One of the few professional actors in the movie, Wasir Chou plays two characters: the Japanese tourist and Ah-hsian's boyfriend, whom the script refers to as the "Coast Guard Boy". He is hard to notice because as the Japanese tourist he wore long hair and had a beard; as the "Coast Guard Boy" he had short hair and was clean shaven.

- Austin Lin as Ah-hsian
- Yu Shin as high school Ah-gui
- Li Yung-Feng as Ah-Gui's father
- Hsin Li as Ah-gui (youth)
- Li Yun-yun as Ah-gui (child)
- Lin Mei-hsiu as Travel agent
- Lín Bo-hong as Ah-Hsien (youth)
- Mei Fang as Grandma
- Wasir Chou as Japanese tourist also as Ah-hsian's boyfriend (2 roles)

==Production==
The film spent over two years in production due to the problems in casting and in finding locations, which were spread all across Taiwan. The ornate Catholic church with the Chinese style murals was in Tainan County in the southwest of Taiwan. The house where the family life was shot belonged to a former Taiwanese actress. The sea front house is located near Gongliao. Gongliao is located in a small cove on the northeast Taiwan coast. The view of the lonely horizon was exactly what the director wanted. Most of the remaining scenes seem to have been shot in or near the south coast seaport of Kaohsiung.

==Soundtrack ==

So much mention was made of the music that the director and producer decided to release a soundtrack album. Chen Chien-chi composed the entire score for Somewhere I Have Never Traveled. Unfortunately not included in the sound track album is the closing credit song Start originally written and recorded solo by Kay Huang. It was rerecorded as a duet by Lin Bo-hong and Yu Shin. Lin Bo-hong was no stranger to singing, the singing competition he had entered was one of the reasons the movie was delayed. But for Yu Shin it was her first time to sing professionally and in a recording studio. Fortunately, Kay Huang and the producer were acquainted and Wu Nien-jen managed to procure the rights to record the song.

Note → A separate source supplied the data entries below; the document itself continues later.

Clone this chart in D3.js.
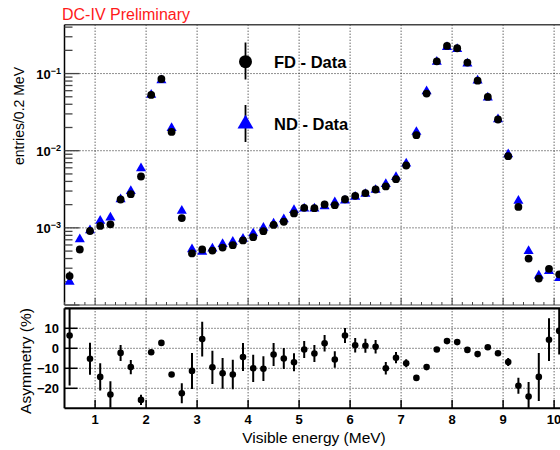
<!DOCTYPE html>
<meta charset="utf-8">
<script src="https://cdn.jsdelivr.net/npm/d3@7"></script>
<style>
  body { margin: 0; background: #fff; }
  text { font-family: "Liberation Sans", Arial, sans-serif; }
</style>
<body>
<script>

var width = 560
var height = 450

// bin centres (MeV)
var energy = [0.5, 0.7, 0.9, 1.1, 1.3, 1.5, 1.7, 1.9, 2.1, 2.3, 2.5, 2.7, 2.9, 3.1, 3.3, 3.5, 3.7, 3.9,
              4.1, 4.3, 4.5, 4.7, 4.9, 5.1, 5.3, 5.5, 5.7, 5.9, 6.1, 6.3, 6.5, 6.7, 6.9, 7.1, 7.3, 7.5,
              7.7, 7.9, 8.1, 8.3, 8.5, 8.7, 8.9, 9.1, 9.3, 9.5, 9.7, 9.9, 10.1]

var fdData = [2.37e-4, 5.25e-4, 9.1e-4, 1.06e-3, 1.11e-3, 2.33e-3, 2.73e-3, 4.63e-3, 5.28e-2, 8.5e-2, 1.75e-2, 1.34e-3,
              4.66e-4, 5.25e-4, 5.08e-4, 5.55e-4, 5.97e-4, 6.87e-4, 7.58e-4, 9.06e-4, 1.09e-3, 1.20e-3, 1.54e-3,
              1.82e-3, 1.80e-3, 2.01e-3, 1.97e-3, 2.35e-3, 2.60e-3, 2.82e-3, 3.14e-3, 3.44e-3, 4.27e-3, 6.43e-3,
              1.59e-2, 5.51e-2, 0.144, 0.228, 0.213, 0.139, 0.081, 0.0498, 0.0254, 8.5e-3, 1.87e-3, 4.0e-4,
              2.2e-4, 2.94e-4, 2.5e-4]

var fdRelErr = [0.15, 0.11, 0.06, 0.05, 0.05, 0.03, 0.03, 0.02, 0.005, 0.004, 0.008, 0.04, 0.07, 0.06, 0.06, 0.05,
                0.05, 0.05, 0.05, 0.04, 0.04, 0.04, 0.03, 0.03, 0.03, 0.03, 0.03, 0.03, 0.03, 0.03, 0.02, 0.02,
                0.02, 0.015, 0.01, 0.005, 0.003, 0.003, 0.003, 0.003, 0.004, 0.005, 0.007, 0.015, 0.03, 0.06,
                0.09, 0.08, 0.08]

var ndData = [2.0e-4, 7.1e-4, 9.3e-4, 1.23e-3, 1.36e-3, 2.35e-3, 3.0e-3, 5.9e-3, 5.3e-2, 8.2e-2, 1.97e-2, 1.66e-3,
              5.25e-4, 4.9e-4, 5.4e-4, 6.15e-4, 6.6e-4, 7.2e-4, 8.46e-4, 1.0e-3, 1.14e-3, 1.29e-3, 1.70e-3,
              1.78e-3, 1.78e-3, 1.90e-3, 2.14e-3, 2.25e-3, 2.52e-3, 2.75e-3, 3.1e-3, 3.7e-3, 4.56e-3, 6.8e-3,
              1.75e-2, 5.9e-2, 0.142, 0.22, 0.207, 0.135, 0.081, 0.049, 0.0255, 9.0e-3, 2.24e-3, 5.0e-4,
              2.4e-4, 2.76e-4, 2.24e-4]

// asymmetry (%) and its error, null where the point is off the plot
var asym = [6.4, null, -5.2, -14.3, -23.1, -2.3, -9.4, -25.8, -2.0, 2.7, -13.1, -22.5, -11.3, 4.6, -9.5, -12.5,
            -13.1, -4.4, -10, -10.2, -3.1, -5.1, -7, -0.6, -2.6, 2.5, -5.6, 6.4, 1.5, 1.3, 0.8, -10, -4.7, -7.5,
            -14.8, -9.4, -0.6, 3.6, 3.1, -0.8, -2.9, 0.5, -2.5, -6.9, -18.7, -24.1, -14.3, 4.3, 8.7]
var asymErr = [25, null, 8, 6.8, 6.6, 4, 3.6, 2.6, 0.8, 0.7, 1.2, 5, 9, 8.7, 8.3, 7.7, 7.4, 7, 6.8, 6.2, 5.7,
               5.2, 4.5, 4.3, 4.3, 4.1, 4.1, 3.7, 3.6, 3.5, 3.4, 3.1, 2.8, 2, 1.4, 0.8, 0.5, 0.4, 0.4, 0.5, 0.6,
               0.8, 1, 2, 4, 7.3, 12, 10.7, 11.8]

var xTicks = [1, 2, 3, 4, 5, 6, 7, 8, 9, 10]
var topDecades = [-1, -2, -3]
var asymTicks = [10, 0, -10, -20]

var left = 64.5
var x = d3.scaleLinear().domain([0.4, 10.2]).range([left, left + 9.8*51])
var yTop = d3.scaleLog().domain([1e-4, 0.43]).range([305, 24.7])
var yBot = d3.scaleLinear().domain([-30, 20]).range([408.3, 308.3])

var svg = d3.select("body").append("svg")
            .attr("width", width)
            .attr("height", height)

var gridColor = "#222"

// ---- top panel ----
var topG = svg.append("g")

topG.selectAll(".vgrid").data(xTicks).enter().append("line")
   .attr("x1", d => x(d)).attr("x2", d => x(d))
   .attr("y1", yTop.range()[1]).attr("y2", yTop.range()[0])
   .attr("stroke", gridColor).attr("stroke-width", 1).attr("stroke-dasharray", "1,2")

topG.selectAll(".hgrid").data(topDecades).enter().append("line")
   .attr("x1", left).attr("x2", width)
   .attr("y1", d => yTop(Math.pow(10, d))).attr("y2", d => yTop(Math.pow(10, d)))
   .attr("stroke", gridColor).attr("stroke-width", 1).attr("stroke-dasharray", "1,2")

// frame
topG.append("line").attr("x1", left).attr("x2", width).attr("y1", 24.7).attr("y2", 24.7)
   .attr("stroke", "#444").attr("stroke-width", 1.5)
topG.append("line").attr("x1", left).attr("x2", left).attr("y1", 24.7).attr("y2", 305)
   .attr("stroke", "#000").attr("stroke-width", 1.5)
topG.append("line").attr("x1", left).attr("x2", width).attr("y1", 305).attr("y2", 305)
   .attr("stroke", "#555").attr("stroke-width", 1)

// log minor/major ticks on the left
var logTicks = yTop.ticks()
topG.selectAll(".ytick").data(logTicks).enter().append("line")
   .attr("x1", left)
   .attr("x2", d => left + (Math.abs(Math.log10(d) - Math.round(Math.log10(d))) < 1e-6 ? 15 : 8))
   .attr("y1", d => yTop(d)).attr("y2", d => yTop(d))
   .attr("stroke", "#444").attr("stroke-width", 1.3)

// x ticks along bottom of top panel
var minorX = d3.range(4, 103, 2).map(d => d / 10)
topG.selectAll(".xminor").data(minorX).enter().append("line")
   .attr("x1", d => x(d)).attr("x2", d => x(d))
   .attr("y1", 305).attr("y2", d => Math.abs(d - Math.round(d)) < 1e-6 ? 298 : 302)
   .attr("stroke", "#444").attr("stroke-width", 1)

var ylab = topG.selectAll(".ylab").data(topDecades).enter().append("text")
   .attr("x", 61).attr("y", d => yTop(Math.pow(10, d)) + 5)
   .attr("text-anchor", "end")
   .style("font-size", "13px").style("font-weight", "bold")
ylab.append("tspan").text("10")
ylab.append("tspan").attr("dy", -5).style("font-size", "9px").text(d => "\u2212" + (-d))

// FD error bars
topG.selectAll(".fderr").data(energy).enter().append("line")
   .attr("x1", d => x(d)).attr("x2", d => x(d))
   .attr("y1", (d, i) => yTop(fdData[i] * (1 + fdRelErr[i])))
   .attr("y2", (d, i) => yTop(fdData[i] * (1 - fdRelErr[i])))
   .attr("stroke", "#000").attr("stroke-width", 1.5)

// ND triangles
var tri = d3.symbol().type(d3.symbolTriangle).size(44)
topG.selectAll(".nd").data(energy).enter().append("path")
   .attr("d", tri)
   .attr("transform", (d, i) => "translate(" + x(d) + "," + yTop(ndData[i]) + ")")
   .attr("fill", "#0000ff")

// FD circles
topG.selectAll(".fd").data(energy).enter().append("circle")
   .attr("cx", d => x(d)).attr("cy", (d, i) => yTop(fdData[i]))
   .attr("r", 3.9).attr("fill", "#000")

// legend
svg.append("line").attr("x1", 245.5).attr("x2", 245.5).attr("y1", 42.5).attr("y2", 79.5)
   .attr("stroke", "#000").attr("stroke-width", 1.8)
svg.append("circle").attr("cx", 245.5).attr("cy", 61.7).attr("r", 6.5).attr("fill", "#000")
svg.append("text").attr("x", 274).attr("y", 67.5).text("FD - Data")
   .style("font-size", "16.5px").style("font-weight", "bold")

svg.append("line").attr("x1", 245.5).attr("x2", 245.5).attr("y1", 105).attr("y2", 142)
   .attr("stroke", "#000").attr("stroke-width", 1.8)
svg.append("path").attr("d", d3.symbol().type(d3.symbolTriangle).size(110))
   .attr("transform", "translate(245.5,124)").attr("fill", "#0000ff")
svg.append("text").attr("x", 274).attr("y", 130).text("ND - Data")
   .style("font-size", "16.5px").style("font-weight", "bold")

// titles
svg.append("text").attr("x", 62).attr("y", 20).text("DC-IV Preliminary")
   .attr("fill", "#ff1a1a").style("font-size", "16px")

svg.append("text")
   .attr("transform", "translate(24,67) rotate(-90)")
   .attr("text-anchor", "end")
   .style("font-size", "14px")
   .text("entries/0.2 MeV")

// ---- bottom panel ----
var bot = svg.append("g")

bot.selectAll(".vgrid").data(xTicks).enter().append("line")
   .attr("x1", d => x(d)).attr("x2", d => x(d))
   .attr("y1", 308.3).attr("y2", 408.3)
   .attr("stroke", gridColor).attr("stroke-width", 1).attr("stroke-dasharray", "1,2")

bot.selectAll(".hgrid").data(asymTicks).enter().append("line")
   .attr("x1", left).attr("x2", width)
   .attr("y1", d => yBot(d)).attr("y2", d => yBot(d))
   .attr("stroke", gridColor).attr("stroke-width", 1).attr("stroke-dasharray", "1,2")

bot.append("line").attr("x1", left).attr("x2", width).attr("y1", 308.3).attr("y2", 308.3)
   .attr("stroke", "#000").attr("stroke-width", 2.2)
bot.append("line").attr("x1", left).attr("x2", width).attr("y1", 408.3).attr("y2", 408.3)
   .attr("stroke", "#000").attr("stroke-width", 2)
bot.append("line").attr("x1", left).attr("x2", left).attr("y1", 308.3).attr("y2", 408.3)
   .attr("stroke", "#000").attr("stroke-width", 2)

bot.selectAll(".ytick").data(asymTicks).enter().append("line")
   .attr("x1", left).attr("x2", left + 13)
   .attr("y1", d => yBot(d)).attr("y2", d => yBot(d))
   .attr("stroke", "#000").attr("stroke-width", 1.5)

bot.selectAll(".xtick").data(xTicks).enter().append("line")
   .attr("x1", d => x(d)).attr("x2", d => x(d))
   .attr("y1", 408.3).attr("y2", 400)
   .attr("stroke", "#000").attr("stroke-width", 1.5)

bot.selectAll(".ylab").data(asymTicks).enter().append("text")
   .attr("x", 59).attr("y", d => yBot(d) + 5)
   .attr("text-anchor", "end")
   .style("font-size", "13px").style("font-weight", "bold")
   .text(d => d < 0 ? "\u2212" + (-d) : d)

bot.selectAll(".xlab").data(xTicks).enter().append("text")
   .attr("x", d => x(d)).attr("y", 424)
   .attr("text-anchor", "middle")
   .style("font-size", "13px").style("font-weight", "bold")
   .text(d => d)

var pts = energy.map((e, i) => ({e: e, v: asym[i], err: asymErr[i]})).filter(d => d.v !== null)

svg.append("clipPath").attr("id", "botclip").append("rect")
   .attr("x", left).attr("y", 308.3).attr("width", width - left).attr("height", 100)

var pg = bot.append("g").attr("clip-path", "url(#botclip)")
pg.selectAll(".aerr").data(pts).enter().append("line")
   .attr("x1", d => x(d.e)).attr("x2", d => x(d.e))
   .attr("y1", d => yBot(d.v + d.err)).attr("y2", d => yBot(d.v - d.err))
   .attr("stroke", "#000").attr("stroke-width", 2)
pg.selectAll(".apt").data(pts).enter().append("circle")
   .attr("cx", d => x(d.e)).attr("cy", d => yBot(d.v))
   .attr("r", 3.3).attr("fill", "#000")

svg.append("text")
   .attr("transform", "translate(31,361) rotate(-90)")
   .attr("text-anchor", "middle")
   .style("font-size", "15.5px")
   .text("Asymmetry (%)")

svg.append("text")
   .attr("x", 314).attr("y", 443)
   .attr("text-anchor", "middle")
   .style("font-size", "15.5px")
   .text("Visible energy (MeV)")

</script>
</body>
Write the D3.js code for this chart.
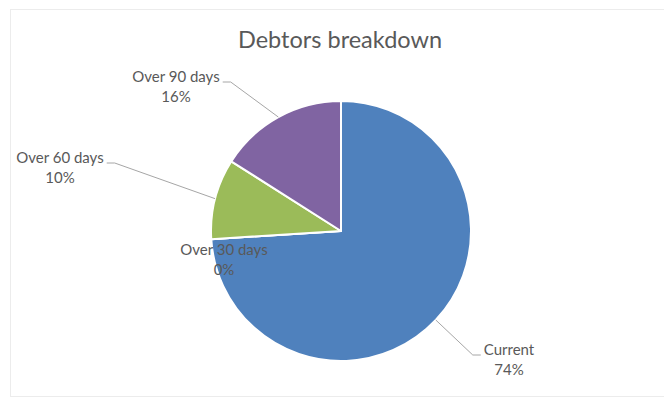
<!DOCTYPE html>
<html>
<head>
<meta charset="utf-8">
<script src="https://cdn.jsdelivr.net/npm/d3@7"></script>
<style>
  body { margin: 0; background: #fff; }
  text { font-family: Lato, "Open Sans", sans-serif; fill: #595959; }
</style>
</head>
<body>
<div id="chart"></div>
<script>
// data
const categories = ["Current", "Over 30 days", "Over 60 days", "Over 90 days"];
const values = [74, 0, 10, 16];
const colours = ["#4f81bd", "#c0504d", "#9bbb59", "#8064a2"];

// label layout: first-line anchor relative to the pie centre
const labelOffsets = [[168, 124], [-117, 24], [-281, -68], [-165, -149]];
const showLeader = [true, false, true, true];

const width = 664, height = 403;
const cx = 341, cy = 231, radius = 130;

const svg = d3.select('#chart')
    .append('svg')
    .attr('width', width)
    .attr('height', height);

// chart area frame
svg.append('rect')
    .attr('x', 10.5).attr('y', 9.5)
    .attr('width', width).attr('height', 387)
    .attr('fill', 'none')
    .attr('stroke', '#ececec');

svg.append('text')
    .attr('x', cx - 1)
    .attr('y', 48)
    .attr('text-anchor', 'middle')
    .attr('font-size', 23.5)
    .text('Debtors breakdown');

const pie = d3.pie().sort(null).value(d => d);
const arcs = pie(values);
const arc = d3.arc().innerRadius(0).outerRadius(radius);

const g = svg.append('g')
    .attr('transform', 'translate(' + cx + ',' + cy + ')');

g.selectAll('path.slice')
    .data(arcs)
    .join('path')
    .attr('class', 'slice')
    .attr('d', arc)
    .attr('fill', (d, i) => colours[i])
    .attr('stroke', '#fff')
    .attr('stroke-width', 2)
    .attr('stroke-linejoin', 'round');

// labels
arcs.forEach(function(d, i) {
    const off = labelOffsets[i];
    const pct = Math.round(d.value / d3.sum(values) * 100) + '%';
    const t1 = g.append('text')
        .attr('x', off[0]).attr('y', off[1])
        .attr('text-anchor', 'middle')
        .attr('font-size', 15)
        .text(categories[i]);
    g.append('text')
        .attr('x', off[0]).attr('y', off[1] + 20)
        .attr('text-anchor', 'middle')
        .attr('font-size', 15)
        .text(pct);

    if (!showLeader[i]) return;
    const w = t1.node().getComputedTextLength();
    const mid = (d.startAngle + d.endAngle) / 2;
    const edge = [radius * Math.sin(mid), -radius * Math.cos(mid)];
    const right = off[0] < edge[0];
    const sx = right ? off[0] + w / 2 + 3 : off[0] - w / 2 - 3;
    const ex = right ? sx + 8 : sx - 8;
    g.insert('path', 'text')
        .attr('d', d3.line()([[sx, off[1]], [ex, off[1]], edge]))
        .attr('fill', 'none')
        .attr('stroke', '#a6a6a6')
        .attr('stroke-width', 1);
});
</script>
</body>
</html>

Somewhere I Have Never Traveled (OST) track list

| Track | Title | Time |
|---|---|---|
| 1 | Crystal Babies | 1:57 |
| 2 | Rainbow Market | 1:26 |
| 3 | Hello | 1:12 |
| 4 | Ocean 1 | 0:36 |
| 5 | Bubble Sea | 1:18 |
| 6 | If Everyone Were the Same | 0:56 |
| 7 | Stone Eater | 1:45 |
| 8 | Colorful Glasses | 1:42 |
| 9 | Can Anyone Speak English? | 1:00 |
| 10 | Encounter | 3:13 |

| Track | Title | Time |
|---|---|---|
| 11 | Depart | 2:59 |
| 12 | Color Blind Island | 0:57 |
| 13 | Staring | 2:52 |
| 14 | Determination | 1:30 |
| 15 | Somewhere I Have Never Traveled | 5:22 |
| 16 | Willing | 1:48 |
| 17 | Ocean 2 | 2:23 |
| 18 | Spitting | 1:22 |
| 19 | Remotion | 3:42 |

==Release==
The film premiered in Taipei September 11, 2009, hosted by Executive Producer Wu Nien-jen. Also attending were friends and families of the actors, and former Premier Su Jeng-tsang and his wife.

==Home media==
A Taiwan version of the home DVD is available. The Taiwan version has the following specifications:
| Release Date: | 9 February 2010 |
| Subtitles: | English, Traditional, and Simplified Chinese |
| Copy protection: | Regions 3– South East Asia (including Hong Kong, S. Korea and Taiwan) |
| Format: | NTSC |
| Sound: | Dolby Digital 2.0 |
| Publisher: | SKY Digi Entertainment Co. |

==Award and nominations==
- 2009 Taipei Film Festival, Lin Bo-hong was nominated for the Rising Stars Award.
- 2009 Taipei Film Festival, Somewhere I Have Never Traveled was nominated for the Taipei Award.
- 33rd Hong Kong International Film Festival, Somewhere I Have Never Traveled was nominated for the FIPRESCI Award for Young Asian Cinema.
- 33rd Hong Kong International Film Festival, Somewhere I Have Never Traveled was nominated for the SIGNIS Award.
- 2nd Okinawa International Movie Festival in the Peace Category.